Which of these statements is true?
The more we see the more we know, or the more we know the more we see.
OK. Trick question. Both are true.
I learned this again a few days ago when our plumber friend came to fix a dripping faucet. I thought I could solve the problem, that I could see the issue, but I soon realized that I didn’t know enough to diagnose what was actually causing the leak. When Tommy arrived, he showed me what I had not seen. Because he understood how the faucet worked, he could see the problem clearly.
This reminds me of the Israelites in Zechariah 7–8. When they thought they could see their problem clearly, God invited them to take a deeper look. And He does the same for us today.

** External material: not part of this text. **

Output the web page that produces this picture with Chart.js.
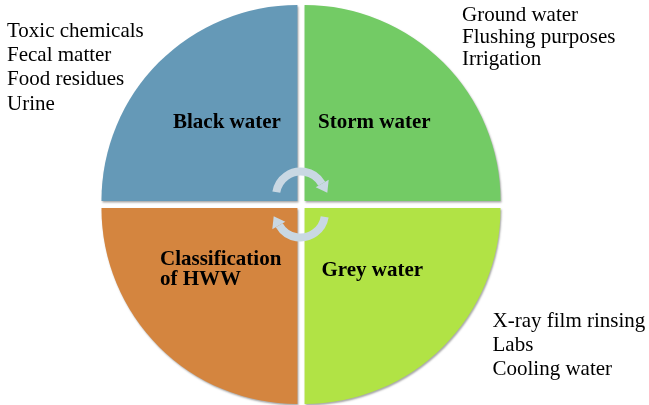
<!DOCTYPE html>
<html lang="en">
<head>
  <meta charset="UTF-8">
  <title>Classification of HWW</title>
  <script src="https://cdn.jsdelivr.net/npm/chart.js"></script>
  <style>
    body {
      margin: 0;
      background: #fff;
    }
    .wrap {
      position: relative;
      width: 649px;
      height: 405px;
      overflow: hidden;
    }
    .txt {
      position: absolute;
      font-family: "Liberation Serif", "Times New Roman", serif;
      font-size: 21px;
      color: #000;
      white-space: nowrap;
    }
    .lbl {
      font-weight: bold;
      line-height: 20px;
    }
  </style>
</head>
<body>
<div class="wrap" id="wrap">
  <canvas id="chart" width="649" height="405"></canvas>
</div>

<script>
  // quadrants, clockwise from the top right
  const categories = ['Storm water', 'Grey water', 'Classification\nof HWW', 'Black water'];
  const shares = [1, 1, 1, 1];
  const colors = ['#73cb65', '#b1e345', '#d4853f', '#6599b7'];

  // side notes
  const blackNotes = ['Toxic chemicals', 'Fecal matter', 'Food residues', 'Urine'];
  const stormNotes = ['Ground water', 'Flushing purposes', 'Irrigation'];
  const greyNotes = ['X-ray film rinsing', 'Labs', 'Cooling water'];

  // where the text blocks sit (left, top, line height)
  const noteBoxes = [
    { lines: blackNotes, left: 7, top: 17.5, lh: 24.4 },
    { lines: stormNotes, left: 462, top: 2.5, lh: 22.2 },
    { lines: greyNotes, left: 492.5, top: 308, lh: 24 }
  ];
  const labelPos = [
    { left: 318, top: 111 },   // Storm water
    { left: 321.5, top: 258.5 }, // Grey water
    { left: 160, top: 248 },   // Classification of HWW
    { left: 173, top: 111 }    // Black water
  ];

  const wrap = document.getElementById('wrap');
  noteBoxes.forEach(b => {
    const d = document.createElement('div');
    d.className = 'txt';
    d.style.left = b.left + 'px';
    d.style.top = b.top + 'px';
    d.style.lineHeight = b.lh + 'px';
    d.innerHTML = b.lines.join('<br>');
    wrap.appendChild(d);
  });
  categories.forEach((c, i) => {
    const d = document.createElement('div');
    d.className = 'txt lbl';
    d.style.left = labelPos[i].left + 'px';
    d.style.top = labelPos[i].top + 'px';
    d.innerHTML = c.split('\n').join('<br>');
    wrap.appendChild(d);
  });

  // soft drop shadow under the quadrants
  const shadowPlugin = {
    id: 'shadow',
    beforeDatasetsDraw(chart) {
      const ctx = chart.ctx;
      ctx.save();
      ctx.shadowColor = 'rgba(0,0,0,0.35)';
      ctx.shadowBlur = 2;
      ctx.shadowOffsetX = 1;
      ctx.shadowOffsetY = 1.5;
    },
    afterDatasetsDraw(chart) {
      chart.ctx.restore();
    }
  };

  // the two curved arrows in the middle
  function drawArrow(ctx, cx, cy, rot) {
    const r = 24.5, w = 8;
    const a0 = Math.PI + 0.16, a1 = 2 * Math.PI - 0.52;
    ctx.save();
    ctx.translate(cx, cy);
    ctx.rotate(rot);
    ctx.strokeStyle = '#c9d8e3';
    ctx.fillStyle = '#c9d8e3';
    ctx.lineWidth = w;
    ctx.beginPath();
    ctx.arc(0, 0, r, a0, a1);
    ctx.stroke();
    // head
    const bx = Math.cos(a1), by = Math.sin(a1);
    const tip = a1 + 0.4;
    ctx.beginPath();
    ctx.moveTo((r + 8) * bx, (r + 8) * by);
    ctx.lineTo((r - 7) * bx, (r - 7) * by);
    ctx.lineTo((r + 2.5) * Math.cos(tip), (r + 2.5) * Math.sin(tip));
    ctx.closePath();
    ctx.fill();
    ctx.restore();
  }

  const arrowPlugin = {
    id: 'arrows',
    afterDraw(chart) {
      const arc = chart.getDatasetMeta(0).data[0];
      const cx = arc.x - 0.5, cy = arc.y;
      drawArrow(chart.ctx, cx, cy - 8.5, 0);
      drawArrow(chart.ctx, cx, cy + 8.5, Math.PI);
    }
  };

  new Chart(document.getElementById('chart'), {
    type: 'pie',
    data: {
      labels: categories,
      datasets: [{
        data: shares,
        backgroundColor: colors,
        borderWidth: 0,
        offset: 20
      }]
    },
    options: {
      responsive: false,
      animation: false,
      events: [],
      radius: 196,
      layout: { padding: { left: 0, right: 47, top: 4, bottom: 0 } },
      plugins: {
        legend: { display: false },
        tooltip: { enabled: false }
      }
    },
    plugins: [shadowPlugin, arrowPlugin]
  });
</script>
</body>
</html>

After the eight fantastic visions from the Lord that Zechariah had in apparently just in one night, we now pick up the narrative two years later.
What the Israelites Saw and What God Knew
Zechariah 7 starts out something like a black-and-white movie. The people of Israel have returned to Jerusalem; they are no longer exiles. The pace has picked up in rebuilding the temple; their situation has changed.
The people who returned to Bethel decided to send some “deputies” to Jerusalem to ask the priests a question about worship after deliverance from exile:
“Should I mourn and fast ... as I have done for so many years?”
Were they being sincere or solicitous when they asked if they should keep mourning and fasting with the fasts they practiced during the 70 years of exile?
The answer to their black-and-white question comes in magnificent celestial HD color and surround digital sound.
The Lord goes to the heart of the matter…the matter of their hearts.
The Lord of Hosts, the Lord Almighty, the Lord of Heaven’s Armies, Yahweh Sabaoth pretty much takes over for the rest of chapters 7–8. In 7:5, in response to the deputies from Bethel, the word of the Lord of Hosts came to Zechariah once again:
“When you fasted and mourned ... for the past seventy years, was it really for me that you fasted?”
God Calls People to Authentic Obedience
The Lord went to the heart of the matter—the matter of their hearts. God was helping them see something new: that religious activity without whole-hearted surrender to God had always been the problem.
Were they doing their religious remembrances as unto the Lord or for themselves? That’s a question for all of us.
In Zechariah 7:9-10, God calls His people to something deeper:
“This is what the LORD Almighty said: ‘Administer true justice; show mercy and compassion to one another. Do not oppress the widow or the fatherless, the foreigner or the poor. Do not plot evil against each other.’”
Were they doing their religious remembrances as unto the Lord or for themselves? That’s a question for all of us.
The more we see and hear God, the more we understand.
The more we understand about God, the more we see and hear Him.
God Calls People to Authentic Relationship
In Zechariah 8:2, we also see that the Lord of Hosts is jealous! Ironically, this is good news.
“This is what the LORD Almighty says: ‘I am very jealous for Zion; I am burning with jealousy for her.’” (See also Zechariah 1:14.)
On a human level, we basically think of jealousy as bad because we are usually jealous “of” people. We see in the Bible, however, that the Lord of Hosts is jealous “for” people—His people—then and now.
This is amazing! The Lord of Hosts is so jealous to be in an intimate eternal relationship with His people—then and now—that He will correct them (and us) when they disobey and protect them (and us) when they return to Him.
“‘Return to me,’ declares the Lord Almighty, ‘and I will return to you,’ says the LORD Almighty” (Zechariah 1:3).
Nothing can or will stop the Lord of Hosts!
God Promises a Beautiful Future
Once the people understood the heart of the Lord of Hosts, they were finally able to see and hear promises that would have sounded impossible before.
Zechariah 8 is almost too fantastic to describe and too magnificent to believe.
It’s a reflection of the promise of God in Isaiah 64:4 before the exile and reinforced in 1 Corinthians 2:9 after the resurrection: “‘What no eye has seen, what no ear has heard, and what no human mind has conceived’—the things God has prepared for those who love him.”
God uses His Word to sharpen our sight.
Zechariah 8 ends with a remarkable description of a world in the midst of a global revival. Verse 22 prophesies that many people and powerful nations will “seek the LORD Almighty” and “entreat him.”
This vision in chapter 8 ends with an incredible prophecy. Is this a hint of a millennium to come? Zechariah doesn’t elaborate, but whatever it describes, I long for it! So do you.
“This is what the LORD Almighty says: ‘In those days ten people from all languages and nations will take firm hold of one Jew by the hem of his robe and say, “Let us go with you, because we have heard that God is with you”’” (Zechariah 8:23).
With a smile of gratitude, I often think this description reflects Bible Study Fellowship. Your family, friends, and colleagues come with you to a BSF class because they see your lives and understand that God is with you.
This is why studying Scripture together matters. God uses His Word to sharpen our sight. As our understanding grows, so does our ability to recognize when God is calling us back to authentic obedience and relationship.
The more we see the more we know.
The more we know the more we see.
That day is coming.
BSF helps us practice and get ready.